Iamtired

Iamtired

Experienced
Sep 30, 2023
210
So I've made other threads about my life here, I know the answers to these questions however- I just need to vent about it again.

Surgery and dysmorphia ruined my life- I can't fully leave the past in the past because it unequivocally has ruined my sense of self. I had a good discussion with one of my friends yesterday about dysmorphia- and how the topic is conflated with the "we all have problems- they can be solved" argument. Unfortunately with dysmorphia sometimes there is no logical way to solve the problem. Compared to say- sometning like loneliness which can be solved by understanding behavioral patterns and theory of the mind. For dysmorphia- it's about how you view yourself. Not how others view you. There's only pain management for the issue. . My partner doesn't understand depression- he definitely can't fully understand dysmorphia and how could I ever expect him to, he hasn't lived it and I wouldn't want him to.
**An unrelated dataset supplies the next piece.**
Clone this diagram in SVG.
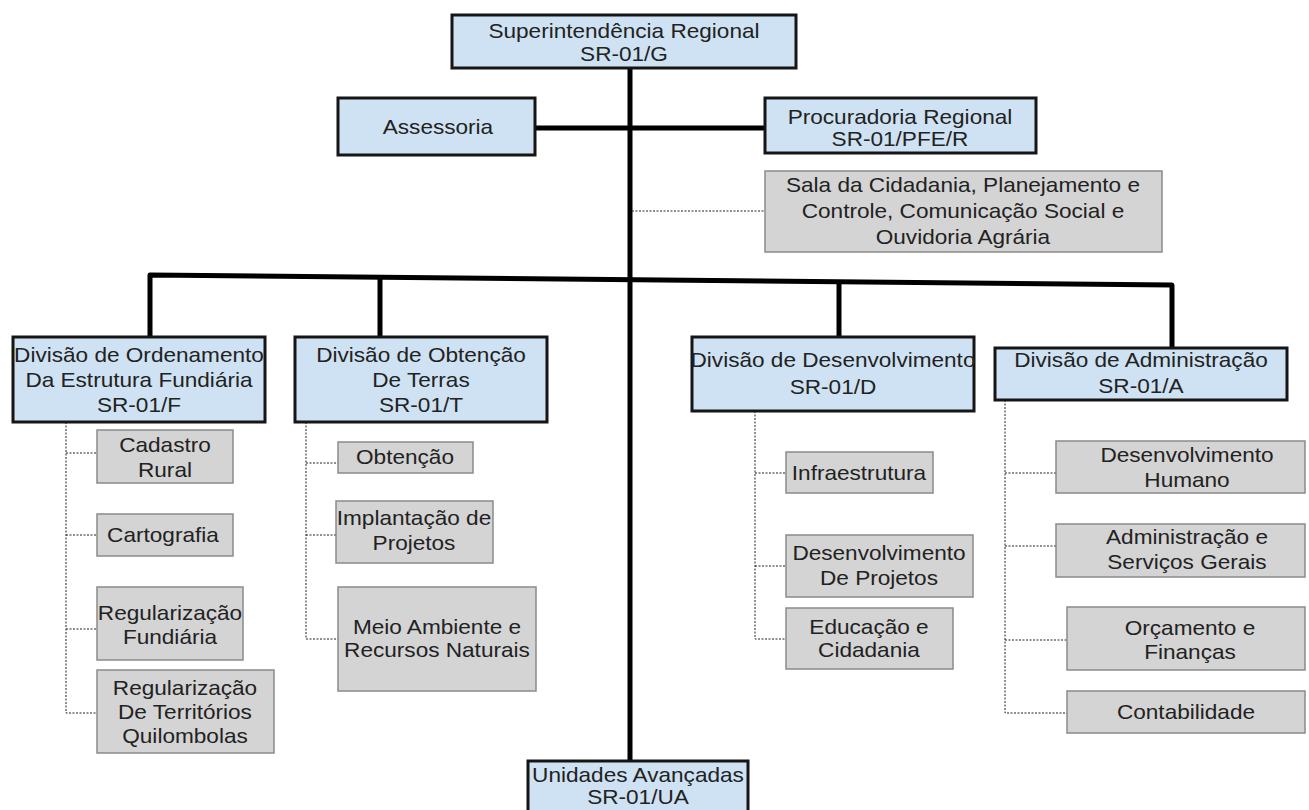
<svg xmlns="http://www.w3.org/2000/svg" width="1309" height="810" viewBox="0 0 1309 810">
<style>
.blue{fill:#cfe2f3;stroke:#151515;stroke-width:3}
.gray{fill:#d4d4d4;stroke:#8a8a8a;stroke-width:1.5}
.t{font-family:"Liberation Sans",Arial,sans-serif;font-size:21px;fill:#222;text-anchor:middle;transform-box:fill-box;transform-origin:center;transform:scaleX(1.076)}
.thick{stroke:#000;stroke-width:5;fill:none;stroke-linejoin:round}
.dot{stroke:#222;stroke-width:1;stroke-dasharray:2 1.5;fill:none}
</style>
<rect width="1309" height="810" fill="#fff"/>
<g id="connectors">
<line class="thick" x1="630" y1="68" x2="630" y2="761"/>
<line class="thick" x1="535" y1="128" x2="765" y2="128"/>
<polyline class="thick" points="150,337 150,275 1172,285 1172,348"/>
<line class="thick" x1="380" y1="277" x2="380" y2="337"/>
<line class="thick" x1="839" y1="282" x2="839" y2="337"/>
<line class="dot" x1="632" y1="211" x2="765" y2="211"/>
<polyline class="dot" points="66,422 66,713 97,713"/>
<line class="dot" x1="66" y1="453" x2="97" y2="453"/>
<line class="dot" x1="66" y1="535" x2="97" y2="535"/>
<line class="dot" x1="66" y1="629" x2="97" y2="629"/>
<polyline class="dot" points="306,422 306,639 338,639"/>
<line class="dot" x1="306" y1="463" x2="338" y2="463"/>
<line class="dot" x1="306" y1="535" x2="336" y2="535"/>
<polyline class="dot" points="755,411 755,639 786,639"/>
<line class="dot" x1="755" y1="473" x2="786" y2="473"/>
<line class="dot" x1="755" y1="566" x2="786" y2="566"/>
<polyline class="dot" points="1005,400 1005,713 1067,713"/>
<line class="dot" x1="1005" y1="473" x2="1056" y2="473"/>
<line class="dot" x1="1005" y1="546" x2="1056" y2="546"/>
<line class="dot" x1="1005" y1="640" x2="1067" y2="640"/>
</g>
<g id="sr01g"><rect class="blue" x="452" y="15" width="344" height="53"/><text class="t" x="624" y="38">Superintendência Regional</text><text class="t" x="624" y="61">SR-01/G</text></g>
<g id="assessoria"><rect class="blue" x="338" y="98" width="197" height="57"/><text class="t" x="438" y="134">Assessoria</text></g>
<g id="procuradoria"><rect class="blue" x="765" y="98" width="271" height="55"/><text class="t" x="900" y="124">Procuradoria Regional</text><text class="t" x="900" y="146">SR-01/PFE/R</text></g>
<g id="sala"><rect class="gray" x="765" y="171" width="397" height="81"/><text class="t" x="963" y="192">Sala da Cidadania, Planejamento e</text><text class="t" x="963" y="218">Controle, Comunicação Social e</text><text class="t" x="963" y="244">Ouvidoria Agrária</text></g>
<g id="divF"><rect class="blue" x="13" y="337" width="252" height="85"/><text class="t" x="139" y="362">Divisão de Ordenamento</text><text class="t" x="139" y="387">Da Estrutura Fundiária</text><text class="t" x="139" y="412">SR-01/F</text></g>
<g id="divT"><rect class="blue" x="295" y="337" width="252" height="85"/><text class="t" x="421" y="362">Divisão de Obtenção</text><text class="t" x="421" y="387">De Terras</text><text class="t" x="421" y="412">SR-01/T</text></g>
<g id="divD"><rect class="blue" x="692" y="337" width="282" height="74"/><text class="t" x="833" y="367">Divisão de Desenvolvimento</text><text class="t" x="833" y="394">SR-01/D</text></g>
<g id="divA"><rect class="blue" x="995" y="348" width="292" height="52"/><text class="t" x="1141" y="367">Divisão de Administração</text><text class="t" x="1141" y="393">SR-01/A</text></g>
<g id="ua"><rect class="blue" x="528" y="761" width="220" height="60"/><text class="t" x="638" y="782">Unidades Avançadas</text><text class="t" x="638" y="804">SR-01/UA</text></g>
<g id="cadastro"><rect class="gray" x="97" y="430" width="136" height="53"/><text class="t" x="165" y="452">Cadastro</text><text class="t" x="165" y="477">Rural</text></g>
<g id="cartografia"><rect class="gray" x="97" y="514" width="136" height="42"/><text class="t" x="163" y="542">Cartografia</text></g>
<g id="regfund"><rect class="gray" x="97" y="587" width="146" height="73"/><text class="t" x="170" y="620">Regularização</text><text class="t" x="170" y="644">Fundiária</text></g>
<g id="quilombolas"><rect class="gray" x="97" y="670" width="177" height="83"/><text class="t" x="185" y="695">Regularização</text><text class="t" x="185" y="719">De Territórios</text><text class="t" x="185" y="743">Quilombolas</text></g>
<g id="obtencao"><rect class="gray" x="338" y="442" width="135" height="31"/><text class="t" x="405" y="464">Obtenção</text></g>
<g id="implantacao"><rect class="gray" x="336" y="501" width="157" height="62"/><text class="t" x="414" y="525">Implantação de</text><text class="t" x="414" y="550">Projetos</text></g>
<g id="meio"><rect class="gray" x="338" y="587" width="198" height="104"/><text class="t" x="437" y="634">Meio Ambiente e</text><text class="t" x="437" y="657">Recursos Naturais</text></g>
<g id="infra"><rect class="gray" x="786" y="452" width="147" height="41"/><text class="t" x="859" y="480">Infraestrutura</text></g>
<g id="desproj"><rect class="gray" x="786" y="535" width="187" height="62"/><text class="t" x="879" y="560">Desenvolvimento</text><text class="t" x="879" y="585">De Projetos</text></g>
<g id="educacao"><rect class="gray" x="786" y="608" width="167" height="61"/><text class="t" x="869" y="634">Educação e</text><text class="t" x="869" y="657">Cidadania</text></g>
<g id="deshum"><rect class="gray" x="1056" y="441" width="249" height="52"/><text class="t" x="1187" y="462">Desenvolvimento</text><text class="t" x="1187" y="487">Humano</text></g>
<g id="admserv"><rect class="gray" x="1056" y="524" width="249" height="53"/><text class="t" x="1187" y="544">Administração e</text><text class="t" x="1187" y="569">Serviços Gerais</text></g>
<g id="orcamento"><rect class="gray" x="1067" y="607" width="238" height="63"/><text class="t" x="1190" y="635">Orçamento e</text><text class="t" x="1190" y="659">Finanças</text></g>
<g id="contabilidade"><rect class="gray" x="1067" y="691" width="238" height="42"/><text class="t" x="1186" y="719">Contabilidade</text></g>
</svg>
It's a very nuanced problem as well- someone who has a rib taken out can experience dysmorphia- but what I and others are now experiencing is facial dysmorphia. A surgeon cut into my head….he moved things with my soft tissue. I am in daily agony because of the terror I feel when I look in the mirror.

The issue is such- my partner can not understand. I want to move forward. I have to want to move forward. But this is still going to plague me for the rest of my life very likely- and I'm not sure if I want to be alive some of those days. He says he will manage the pain with me. He will help me through it. But then again- I have to help me through it. And some days I simply just want to give up. I have people who love me and I don't want to hurt them. I truly don't- but the pain exceeds the benefit of them in my life some days and I can't outwardly express that without hurting them. But I do bemoan the issue, which sometimes causes my partner to shut down. I can't afford to lose him. I err on the side of caution but I am self-harming. I cut my arm open the other day. (I cut it open excessively needing stitches after the surgery when I realized something was terribly wrong) i am drinking which is a no no with my meds. Sometimes I don't eat. I have a history of mental health issues that I'm not sure at my age of 34 can truly be resolved. But I want to live?. But I also don't want to live in this much pain. The pain is disproportionate now. I bought the domperidone the other night in desperation to take with the SN I acquired in November

Has anyone dealt with this kind of Alienation caused by….well not just dysmorphia but overall mental health?. I want to be a strong partner for him. I also struggle with abandonment issues- I don't ever blame him but I have picked fights and told him to find someone stronger.